以%或_开头的查询不能利用B-Tree索引的由于B-Tree索引的平衡树结构。
解决办法：
先获得满足条件的主键列表，之后根据主键回表检索记录，这样可以避免全表扫描产生大量的IO请求。
语句如下：

mysql> explain select * from (select id from demo where name like '%m') a,demo b where a.id=b.id \G;

*************************** 1. row ***************************
           id: 1
  select_type: PRIMARY
        table: b
         type: ALL
possible_keys: PRIMARY
          key: NULL
      key_len: NULL
          ref: NULL
         rows: 7
        Extra: NULL
*************************** 2. row ***************************
           id: 1
  select_type: PRIMARY
        table: <derived2>
         type: ref
possible_keys: <auto_key0>
          key: <auto_key0>
      key_len: 4
          ref: test.b.id
         rows: 2
        Extra: Using index
*************************** 3. row ***************************
           id: 2
  select_type: DERIVED
        table: demo
         type: index
possible_keys: NULL
          key: member
      key_len: 96
          ref: NULL
         rows: 7
        Extra: Using where; Using index
3 rows in set (0.00 sec)

换一个数据量较大的数据库验证情况：

mysql> show profiles;
+----------+------------+---------------------------------------------------------------------------
------------------+
| Query_ID | Duration   | Query
                  |
+----------+------------+---------------------------------------------------------------------------
------------------+
|        3 | 0.03196575 | select * from tb_item where updated like '%30'
                  |
|        4 | 0.01050700 | select * from (select id from tb_item where updated like '%30') a,tb_item
b where a.id=b.id |
|        5 | 0.02138725 | select * from tb_item where id in (select id from tb_item where updated li
ke '%30')         |
+----------+------------+---------------------------------------------------------------------------
------------------+
5 rows in set, 1 warning (0.00 sec)

打开profiling观察语句执行用时，查询3是全表扫描方式，查询4是先得到主键列表，然后连接查询方式，查询5是用子查询方式。
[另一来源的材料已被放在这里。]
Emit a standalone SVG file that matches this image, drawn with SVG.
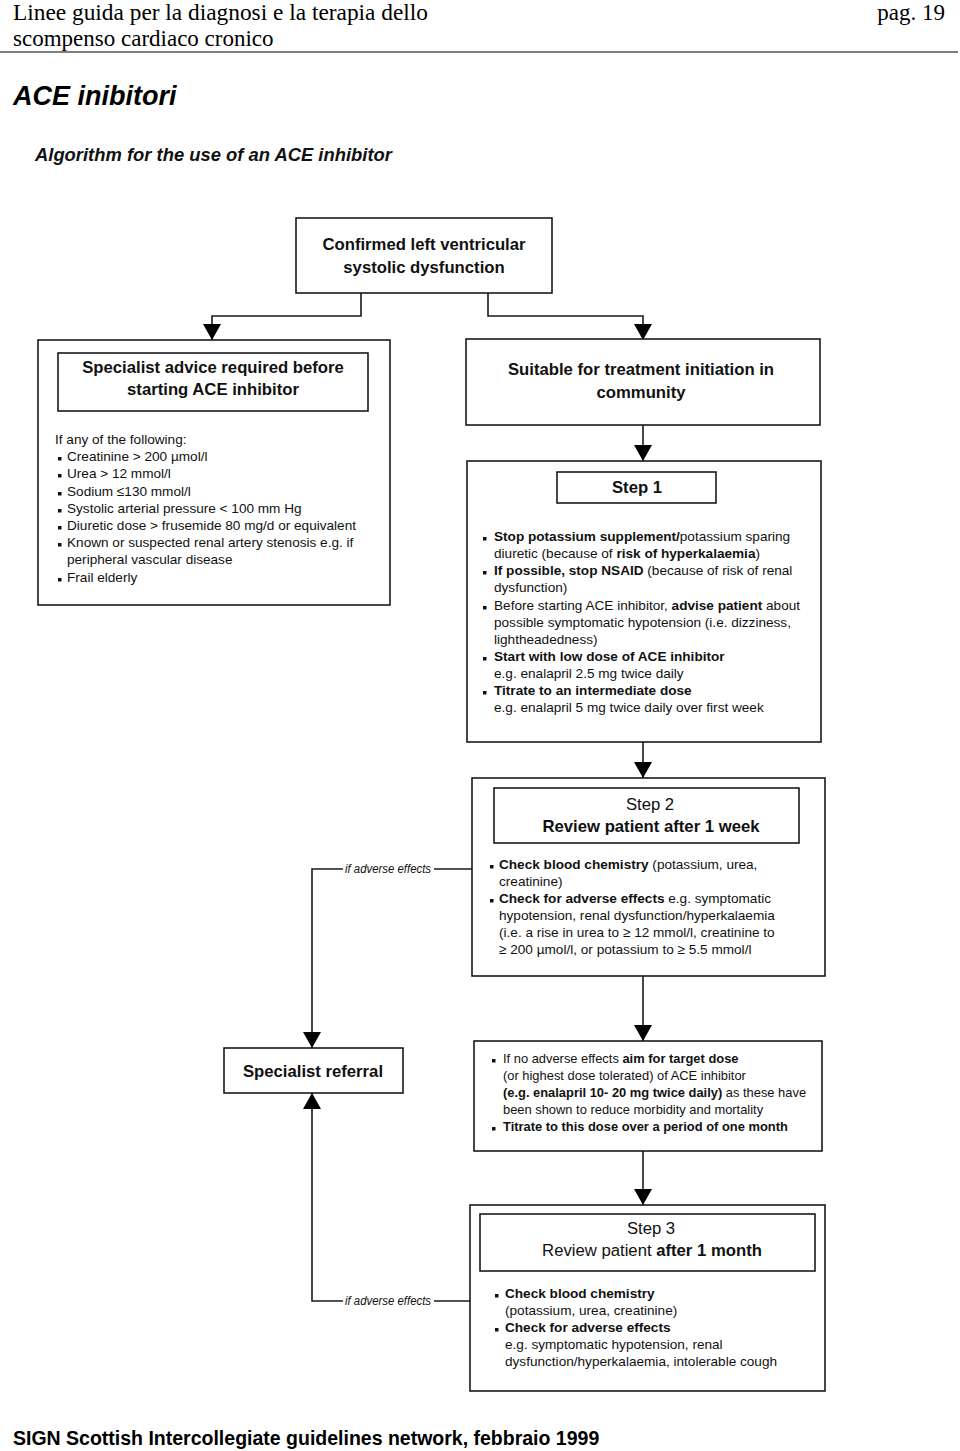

结果显示得到主键列表后连接查询最快，子查询次之，全表扫描最慢。

（2）数据类型出现隐式转换时不会使用索引

例如：

mysql> explain select * from demo where name=777 \G;
*************************** 1. row ***************************
           id: 1
  select_type: SIMPLE
        table: demo
         type: ALL
possible_keys: member
          key: NULL
      key_len: NULL
          ref: NULL
         rows: 10
        Extra: Using where
1 row in set (0.00 sec)

name字段类型为字符串，查询时where name=777给的是数值类型，MySQL会发生隐式转换，将777转化为字符串类型，但是即使name字段存在索引，发生隐式转换后不会使用索引。由例子中key=null可见。
加上引号后，没有隐式转换，就会用到索引了：

mysql> explain select * from demo where name='777' \G;
*************************** 1. row ***************************
           id: 1
  select_type: SIMPLE
        table: demo
         type: ref
possible_keys: member
          key: member
      key_len: 62
          ref: const
         rows: 2
        Extra: Using index condition
1 row in set (0.00 sec)

（3）复合索引不满足最左原则不会使用索引

见上一节第（3）小节

（4）如果MySQL估计使用索引比全表扫描更慢，则不会使用索引

在查询的时候，筛选性越高越容易用到索引，筛选性越低越不容易用到索引。

mysql> explain select * from demo where name like 's%' \G;
*************************** 1. row ***************************
           id: 1
  select_type: SIMPLE
        table: demo
         type: range
possible_keys: member
          key: member
      key_len: 62
          ref: NULL
         rows: 2
        Extra: Using index condition
1 row in set (0.00 sec)

正常情况下，使用索引member。执行以下语句，在name列所有值钱加一个s：

mysql> update demo set name=concat('s',name);

此时MySQL估计使用索引比全表扫描更慢，不使用索引：

mysql> explain select * from demo where name like 's%' \G;
*************************** 1. row ***************************
           id: 1
  select_type: SIMPLE
        table: demo
         type: ALL
possible_keys: member
          key: NULL
      key_len: NULL
          ref: NULL
         rows: 10
        Extra: Using where
1 row in set (0.00 sec)

（5）用or分割条件，如果or前的条件的列有索引，而后面的条件的列没有索引，那么前面的索引也不会被用到

mysql> explain select * from demo where name='tom' or age=22 \G;
*************************** 1. row ***************************
           id: 1
  select_type: SIMPLE
        table: demo
         type: ALL
possible_keys: member
          key: NULL
      key_len: NULL
          ref: NULL
         rows: 10
        Extra: Using where
1 row in set (0.00 sec)

name存在索引，age没有索引，结果没有使用索引。